= STATED PROBLEM =
Skipping all pictures, set down the lines of the listing from the first through the one with "return 1 - y / H".

─── DATA SEGMENT ───

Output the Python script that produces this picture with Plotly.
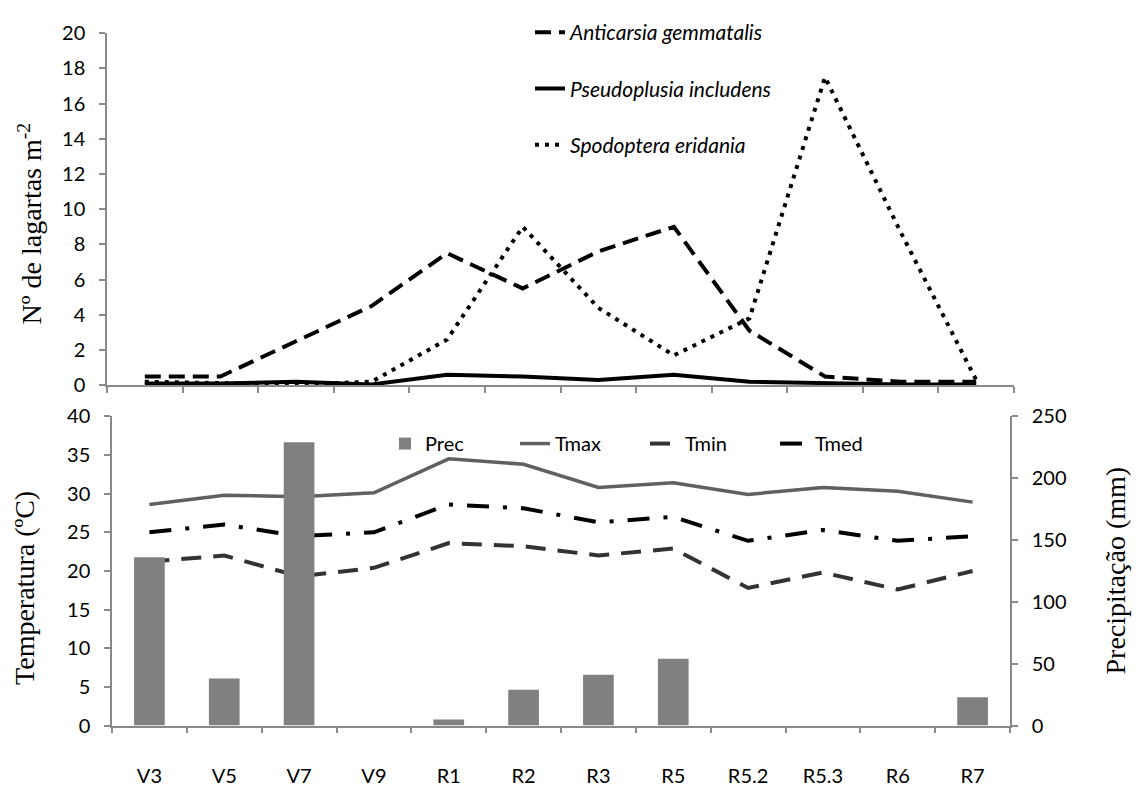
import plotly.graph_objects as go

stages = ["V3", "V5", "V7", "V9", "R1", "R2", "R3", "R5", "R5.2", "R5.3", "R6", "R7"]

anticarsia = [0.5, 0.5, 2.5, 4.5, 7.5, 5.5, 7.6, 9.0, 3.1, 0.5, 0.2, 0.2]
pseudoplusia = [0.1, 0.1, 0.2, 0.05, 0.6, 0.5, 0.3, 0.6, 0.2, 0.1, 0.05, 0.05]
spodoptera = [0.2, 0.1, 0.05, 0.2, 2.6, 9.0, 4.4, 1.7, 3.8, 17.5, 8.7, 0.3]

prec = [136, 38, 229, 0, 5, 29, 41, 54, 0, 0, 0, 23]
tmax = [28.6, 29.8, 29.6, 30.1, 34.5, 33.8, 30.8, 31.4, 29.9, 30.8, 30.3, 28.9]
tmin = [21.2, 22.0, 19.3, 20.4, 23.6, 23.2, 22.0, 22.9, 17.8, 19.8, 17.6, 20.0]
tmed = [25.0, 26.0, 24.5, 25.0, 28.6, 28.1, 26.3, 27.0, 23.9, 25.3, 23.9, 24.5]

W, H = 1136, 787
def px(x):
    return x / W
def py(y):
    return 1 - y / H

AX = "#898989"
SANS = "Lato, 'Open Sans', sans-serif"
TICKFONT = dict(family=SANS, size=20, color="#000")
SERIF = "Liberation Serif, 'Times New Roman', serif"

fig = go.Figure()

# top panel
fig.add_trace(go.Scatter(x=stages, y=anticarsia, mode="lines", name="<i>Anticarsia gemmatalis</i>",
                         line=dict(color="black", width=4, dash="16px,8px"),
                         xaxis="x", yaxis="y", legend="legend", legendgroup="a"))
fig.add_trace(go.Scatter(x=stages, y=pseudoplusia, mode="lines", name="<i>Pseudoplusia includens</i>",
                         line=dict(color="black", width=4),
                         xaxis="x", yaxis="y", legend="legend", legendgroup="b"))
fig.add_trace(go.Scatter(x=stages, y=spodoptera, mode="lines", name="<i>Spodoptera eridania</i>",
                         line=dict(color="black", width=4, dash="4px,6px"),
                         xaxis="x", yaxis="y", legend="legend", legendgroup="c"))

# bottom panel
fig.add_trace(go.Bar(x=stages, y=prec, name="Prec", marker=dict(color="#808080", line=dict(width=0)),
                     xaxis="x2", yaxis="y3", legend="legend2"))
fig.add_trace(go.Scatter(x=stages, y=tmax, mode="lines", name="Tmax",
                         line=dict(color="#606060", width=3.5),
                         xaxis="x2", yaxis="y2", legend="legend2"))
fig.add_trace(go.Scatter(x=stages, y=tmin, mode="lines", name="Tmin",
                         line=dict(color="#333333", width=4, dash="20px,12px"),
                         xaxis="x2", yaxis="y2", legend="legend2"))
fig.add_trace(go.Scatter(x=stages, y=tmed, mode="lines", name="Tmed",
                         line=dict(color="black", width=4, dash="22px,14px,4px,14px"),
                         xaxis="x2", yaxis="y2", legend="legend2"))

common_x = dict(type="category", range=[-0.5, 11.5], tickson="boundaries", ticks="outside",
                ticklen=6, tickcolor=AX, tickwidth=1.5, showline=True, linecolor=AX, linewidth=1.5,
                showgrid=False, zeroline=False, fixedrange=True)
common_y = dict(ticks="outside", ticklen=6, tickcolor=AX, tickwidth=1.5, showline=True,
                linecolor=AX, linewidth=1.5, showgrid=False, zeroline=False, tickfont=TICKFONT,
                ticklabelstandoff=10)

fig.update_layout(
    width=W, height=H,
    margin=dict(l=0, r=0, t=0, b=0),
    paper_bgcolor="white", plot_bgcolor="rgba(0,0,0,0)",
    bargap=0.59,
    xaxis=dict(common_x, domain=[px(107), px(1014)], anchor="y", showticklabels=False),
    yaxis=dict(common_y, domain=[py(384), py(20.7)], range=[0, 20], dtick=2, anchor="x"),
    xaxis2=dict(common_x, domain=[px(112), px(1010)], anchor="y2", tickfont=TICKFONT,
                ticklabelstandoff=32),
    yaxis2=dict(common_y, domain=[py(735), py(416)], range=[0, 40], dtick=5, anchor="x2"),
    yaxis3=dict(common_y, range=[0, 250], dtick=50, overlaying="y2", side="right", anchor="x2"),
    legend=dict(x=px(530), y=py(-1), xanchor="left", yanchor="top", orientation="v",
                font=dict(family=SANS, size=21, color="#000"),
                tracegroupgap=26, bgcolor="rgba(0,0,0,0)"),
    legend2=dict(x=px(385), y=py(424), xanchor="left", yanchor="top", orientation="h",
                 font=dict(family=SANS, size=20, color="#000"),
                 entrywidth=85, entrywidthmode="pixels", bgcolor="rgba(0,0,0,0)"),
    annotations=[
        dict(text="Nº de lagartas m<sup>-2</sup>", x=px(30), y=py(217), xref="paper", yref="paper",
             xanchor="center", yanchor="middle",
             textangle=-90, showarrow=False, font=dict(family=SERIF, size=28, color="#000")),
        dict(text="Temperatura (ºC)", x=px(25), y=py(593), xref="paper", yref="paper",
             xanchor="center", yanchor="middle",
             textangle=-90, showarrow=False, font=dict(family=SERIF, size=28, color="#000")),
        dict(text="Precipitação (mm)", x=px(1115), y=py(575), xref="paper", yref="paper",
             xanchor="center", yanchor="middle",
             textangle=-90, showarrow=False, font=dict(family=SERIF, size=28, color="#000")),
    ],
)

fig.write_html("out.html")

───

= SOLUTION BELOW =
Output the Python script that produces this picture with Plotly.
import plotly.graph_objects as go

stages = ["V3", "V5", "V7", "V9", "R1", "R2", "R3", "R5", "R5.2", "R5.3", "R6", "R7"]

anticarsia = [0.5, 0.5, 2.5, 4.5, 7.5, 5.5, 7.6, 9.0, 3.1, 0.5, 0.2, 0.2]
pseudoplusia = [0.1, 0.1, 0.2, 0.05, 0.6, 0.5, 0.3, 0.6, 0.2, 0.1, 0.05, 0.05]
spodoptera = [0.2, 0.1, 0.05, 0.2, 2.6, 9.0, 4.4, 1.7, 3.8, 17.5, 8.7, 0.3]

prec = [136, 38, 229, 0, 5, 29, 41, 54, 0, 0, 0, 23]
tmax = [28.6, 29.8, 29.6, 30.1, 34.5, 33.8, 30.8, 31.4, 29.9, 30.8, 30.3, 28.9]
tmin = [21.2, 22.0, 19.3, 20.4, 23.6, 23.2, 22.0, 22.9, 17.8, 19.8, 17.6, 20.0]
tmed = [25.0, 26.0, 24.5, 25.0, 28.6, 28.1, 26.3, 27.0, 23.9, 25.3, 23.9, 24.5]

W, H = 1136, 787
def px(x):
    return x / W
def py(y):
    return 1 - y / H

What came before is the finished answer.